# [Work to be completed]
Give a count of the lines below that have the string "this" in them, with no other words.

# [Provided records]
________________

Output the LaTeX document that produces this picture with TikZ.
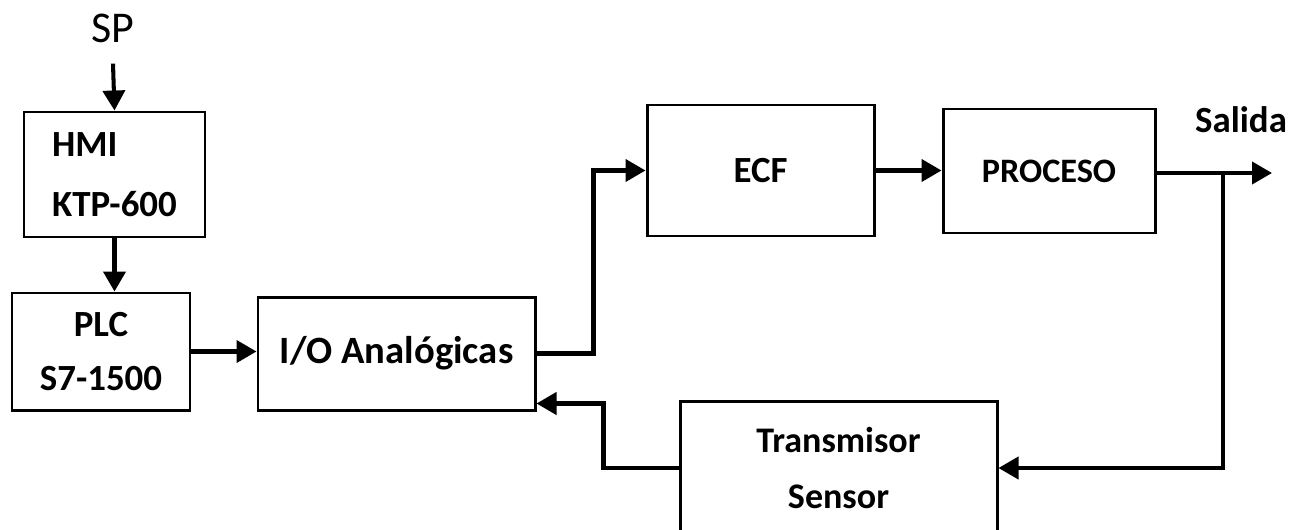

________________

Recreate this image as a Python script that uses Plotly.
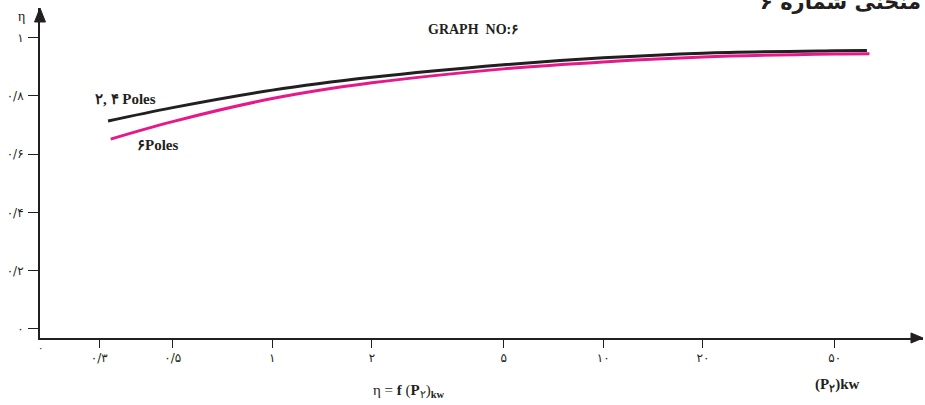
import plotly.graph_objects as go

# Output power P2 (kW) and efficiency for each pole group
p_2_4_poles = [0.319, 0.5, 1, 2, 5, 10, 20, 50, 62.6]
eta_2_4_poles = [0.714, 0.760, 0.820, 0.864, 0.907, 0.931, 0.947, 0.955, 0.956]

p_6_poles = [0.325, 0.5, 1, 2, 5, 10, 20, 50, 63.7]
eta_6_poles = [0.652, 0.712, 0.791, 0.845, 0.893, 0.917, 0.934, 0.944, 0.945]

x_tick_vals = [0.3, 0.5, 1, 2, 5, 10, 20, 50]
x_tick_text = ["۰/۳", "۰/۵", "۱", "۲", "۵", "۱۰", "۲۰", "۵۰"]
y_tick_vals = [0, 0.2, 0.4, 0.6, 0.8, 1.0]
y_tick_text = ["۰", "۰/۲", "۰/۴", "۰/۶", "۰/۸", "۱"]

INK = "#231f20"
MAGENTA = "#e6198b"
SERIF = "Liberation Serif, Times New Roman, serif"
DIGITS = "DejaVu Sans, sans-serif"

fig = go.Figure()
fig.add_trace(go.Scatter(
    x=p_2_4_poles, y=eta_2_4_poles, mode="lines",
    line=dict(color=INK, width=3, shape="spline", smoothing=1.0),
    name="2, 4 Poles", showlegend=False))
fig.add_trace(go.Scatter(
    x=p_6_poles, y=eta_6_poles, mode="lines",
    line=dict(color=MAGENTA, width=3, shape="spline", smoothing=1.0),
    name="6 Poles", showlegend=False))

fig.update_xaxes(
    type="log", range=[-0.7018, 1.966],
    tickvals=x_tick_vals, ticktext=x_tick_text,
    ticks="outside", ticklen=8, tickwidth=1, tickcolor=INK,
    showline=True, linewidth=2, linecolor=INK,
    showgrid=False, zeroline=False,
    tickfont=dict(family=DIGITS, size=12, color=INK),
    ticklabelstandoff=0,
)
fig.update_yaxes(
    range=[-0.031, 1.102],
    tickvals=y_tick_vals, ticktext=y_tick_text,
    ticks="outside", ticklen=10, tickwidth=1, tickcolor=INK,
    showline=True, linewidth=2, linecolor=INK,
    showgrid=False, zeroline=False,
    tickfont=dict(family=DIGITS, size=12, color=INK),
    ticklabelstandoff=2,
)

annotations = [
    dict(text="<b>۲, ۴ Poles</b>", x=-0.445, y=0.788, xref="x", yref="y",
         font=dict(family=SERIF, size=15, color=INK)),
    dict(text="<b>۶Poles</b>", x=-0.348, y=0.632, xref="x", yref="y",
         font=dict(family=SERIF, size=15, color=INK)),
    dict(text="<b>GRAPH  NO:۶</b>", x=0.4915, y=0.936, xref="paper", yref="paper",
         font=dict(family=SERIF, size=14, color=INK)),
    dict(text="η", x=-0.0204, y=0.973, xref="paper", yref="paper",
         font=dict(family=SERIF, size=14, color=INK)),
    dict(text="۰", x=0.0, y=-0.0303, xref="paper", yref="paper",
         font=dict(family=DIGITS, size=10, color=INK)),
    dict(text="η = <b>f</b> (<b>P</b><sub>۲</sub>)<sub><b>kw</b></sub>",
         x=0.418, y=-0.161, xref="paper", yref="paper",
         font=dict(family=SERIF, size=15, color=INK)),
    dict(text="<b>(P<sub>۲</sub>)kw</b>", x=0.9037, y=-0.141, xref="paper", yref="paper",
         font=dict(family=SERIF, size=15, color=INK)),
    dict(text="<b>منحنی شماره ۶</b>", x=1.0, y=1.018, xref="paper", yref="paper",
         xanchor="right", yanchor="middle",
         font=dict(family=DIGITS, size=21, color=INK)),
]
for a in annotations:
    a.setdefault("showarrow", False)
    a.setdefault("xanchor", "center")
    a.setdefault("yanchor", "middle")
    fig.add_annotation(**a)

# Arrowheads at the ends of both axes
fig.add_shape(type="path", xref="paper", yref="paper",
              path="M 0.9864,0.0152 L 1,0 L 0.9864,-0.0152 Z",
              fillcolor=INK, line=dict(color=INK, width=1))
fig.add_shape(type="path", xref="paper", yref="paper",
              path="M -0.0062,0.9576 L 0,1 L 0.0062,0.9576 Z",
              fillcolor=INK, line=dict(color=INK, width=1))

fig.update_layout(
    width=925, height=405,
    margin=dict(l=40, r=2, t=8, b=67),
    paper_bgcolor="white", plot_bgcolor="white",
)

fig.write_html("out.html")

________________

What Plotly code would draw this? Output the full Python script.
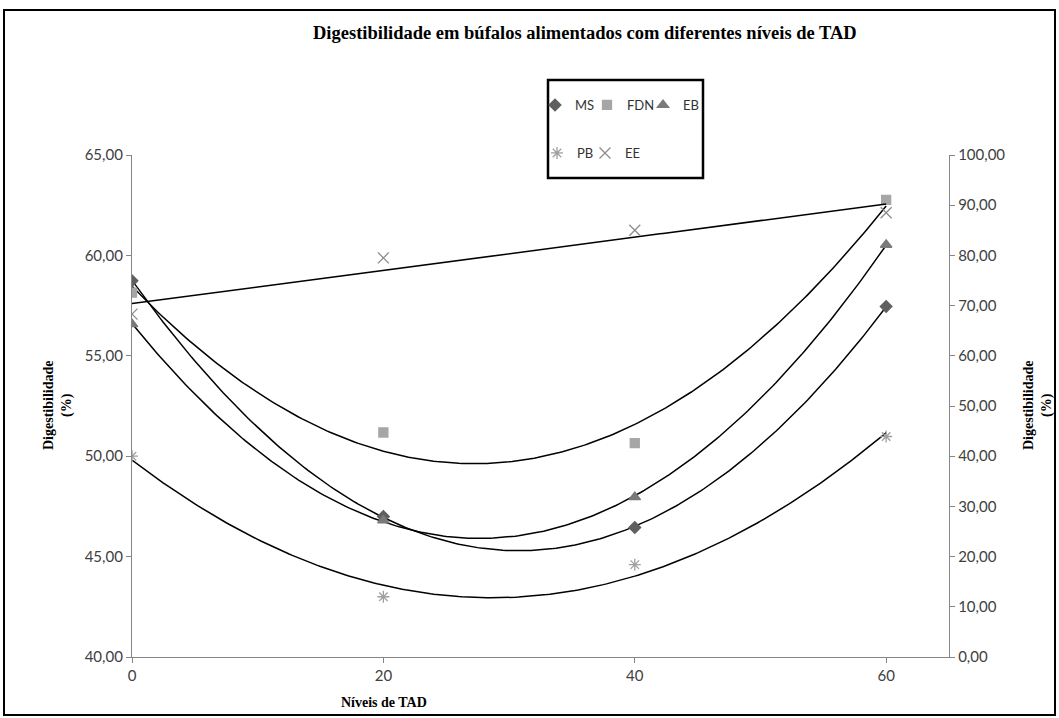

________________

# [Exercise output]
3